In the immediate aftermath of demonetisation, prognosticators were quick to warn of a collapse in prices across the Indian property market. This idea has been reinforced to some degree by reports, accurate or not, of a dip in the interest level of potential buyers of residential properties. But a thoughtful analysis based on long-term trends, as opposed to a knee-jerk reaction based on transient circumstances, points to a different conclusion. Portending a crash may grab headlines, but the more reasonable expectation is that demonetisation will exert mild upward pressure on real estate prices.
The reasons are varied and nuanced but essentially boil down to this: When costs go up, prices go up. As will be explained below, development expenses related to land, permits, and construction will rise; therefore, it logically follows that these increased costs will be passed along to end users, in other words, the purchasers of apartments, villas and plots.

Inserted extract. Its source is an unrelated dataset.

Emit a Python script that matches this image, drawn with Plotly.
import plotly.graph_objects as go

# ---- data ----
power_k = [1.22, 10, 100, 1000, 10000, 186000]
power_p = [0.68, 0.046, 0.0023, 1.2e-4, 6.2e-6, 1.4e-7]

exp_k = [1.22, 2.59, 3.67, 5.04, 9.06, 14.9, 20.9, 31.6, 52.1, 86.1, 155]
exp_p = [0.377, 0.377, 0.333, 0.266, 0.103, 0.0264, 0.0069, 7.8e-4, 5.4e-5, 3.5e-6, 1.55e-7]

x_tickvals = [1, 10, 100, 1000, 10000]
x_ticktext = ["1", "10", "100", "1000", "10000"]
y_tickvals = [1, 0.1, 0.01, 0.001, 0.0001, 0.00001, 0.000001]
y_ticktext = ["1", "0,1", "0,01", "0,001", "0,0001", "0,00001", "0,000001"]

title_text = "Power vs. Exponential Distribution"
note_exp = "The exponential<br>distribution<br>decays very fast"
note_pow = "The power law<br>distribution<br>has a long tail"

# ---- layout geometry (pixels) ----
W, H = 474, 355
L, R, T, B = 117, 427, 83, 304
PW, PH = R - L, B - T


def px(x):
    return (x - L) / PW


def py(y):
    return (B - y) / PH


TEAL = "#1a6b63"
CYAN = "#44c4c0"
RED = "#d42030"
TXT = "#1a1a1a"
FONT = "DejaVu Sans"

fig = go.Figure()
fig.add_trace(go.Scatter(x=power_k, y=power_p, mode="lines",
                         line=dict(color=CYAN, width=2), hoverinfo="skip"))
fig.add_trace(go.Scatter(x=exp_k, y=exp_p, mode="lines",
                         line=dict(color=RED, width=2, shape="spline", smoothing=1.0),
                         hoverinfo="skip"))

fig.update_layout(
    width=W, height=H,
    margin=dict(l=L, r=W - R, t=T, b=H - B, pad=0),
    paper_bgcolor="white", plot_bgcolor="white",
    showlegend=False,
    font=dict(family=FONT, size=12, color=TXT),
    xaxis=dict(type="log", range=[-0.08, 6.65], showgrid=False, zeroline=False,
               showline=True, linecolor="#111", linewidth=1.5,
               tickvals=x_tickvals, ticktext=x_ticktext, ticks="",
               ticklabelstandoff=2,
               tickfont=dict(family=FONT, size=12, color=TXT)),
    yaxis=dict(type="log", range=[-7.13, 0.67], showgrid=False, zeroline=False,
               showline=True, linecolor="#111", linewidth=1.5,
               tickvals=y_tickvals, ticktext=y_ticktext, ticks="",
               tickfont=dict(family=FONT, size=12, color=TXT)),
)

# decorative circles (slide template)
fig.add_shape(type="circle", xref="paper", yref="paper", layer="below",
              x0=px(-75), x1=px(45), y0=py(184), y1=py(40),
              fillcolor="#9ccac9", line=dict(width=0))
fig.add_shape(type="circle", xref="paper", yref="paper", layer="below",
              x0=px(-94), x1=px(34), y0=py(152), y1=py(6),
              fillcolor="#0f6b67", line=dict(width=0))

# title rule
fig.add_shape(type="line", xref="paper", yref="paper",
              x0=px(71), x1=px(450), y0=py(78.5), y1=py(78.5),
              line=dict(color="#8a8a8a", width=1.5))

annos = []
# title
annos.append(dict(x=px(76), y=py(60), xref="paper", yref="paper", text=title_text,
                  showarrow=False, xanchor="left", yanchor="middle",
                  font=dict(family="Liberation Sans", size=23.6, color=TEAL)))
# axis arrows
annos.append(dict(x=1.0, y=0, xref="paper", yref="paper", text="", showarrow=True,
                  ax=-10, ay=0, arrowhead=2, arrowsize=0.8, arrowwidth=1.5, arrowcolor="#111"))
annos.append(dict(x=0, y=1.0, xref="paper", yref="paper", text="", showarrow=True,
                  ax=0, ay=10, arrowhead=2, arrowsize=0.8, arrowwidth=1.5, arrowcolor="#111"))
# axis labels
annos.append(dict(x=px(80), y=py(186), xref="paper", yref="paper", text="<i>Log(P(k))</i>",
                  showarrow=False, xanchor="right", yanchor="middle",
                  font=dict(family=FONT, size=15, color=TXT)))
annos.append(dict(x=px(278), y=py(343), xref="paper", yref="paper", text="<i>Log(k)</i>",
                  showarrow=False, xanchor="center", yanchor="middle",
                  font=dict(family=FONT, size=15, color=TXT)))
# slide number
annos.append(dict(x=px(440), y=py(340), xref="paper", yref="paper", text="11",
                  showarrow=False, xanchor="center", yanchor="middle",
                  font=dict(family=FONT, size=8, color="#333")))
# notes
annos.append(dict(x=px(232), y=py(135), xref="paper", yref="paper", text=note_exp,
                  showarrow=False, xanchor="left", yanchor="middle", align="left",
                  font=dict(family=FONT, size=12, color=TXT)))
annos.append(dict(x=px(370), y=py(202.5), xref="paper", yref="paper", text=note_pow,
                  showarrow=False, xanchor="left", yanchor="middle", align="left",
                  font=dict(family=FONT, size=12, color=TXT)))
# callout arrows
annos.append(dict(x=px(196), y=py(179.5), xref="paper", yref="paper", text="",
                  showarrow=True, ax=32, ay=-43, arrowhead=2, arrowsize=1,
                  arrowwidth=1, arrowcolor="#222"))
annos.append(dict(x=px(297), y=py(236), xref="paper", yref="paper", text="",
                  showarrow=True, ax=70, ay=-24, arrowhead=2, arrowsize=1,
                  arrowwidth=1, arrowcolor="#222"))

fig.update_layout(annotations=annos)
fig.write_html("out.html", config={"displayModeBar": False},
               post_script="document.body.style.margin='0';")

This adjustment may not take place immediately or uniformly, but it certainly will occur first in “new-economy” cities-those urban centres characterised by a swiftly growing population engaged in salaried, white-collar employment. Already, these cities are weathering the demonetisation storm relatively well. Take Bangalore, for example. With its property market driven by salaried professionals in the IT and ITES sector, the long-term trend is for buyers to carry out transactions through bank loans and cheques. According to reliable local estimates, a full 95% of transactions of properties costing less than one crore in Bangalore are completely “in the white”, not involving a single rupee in cash.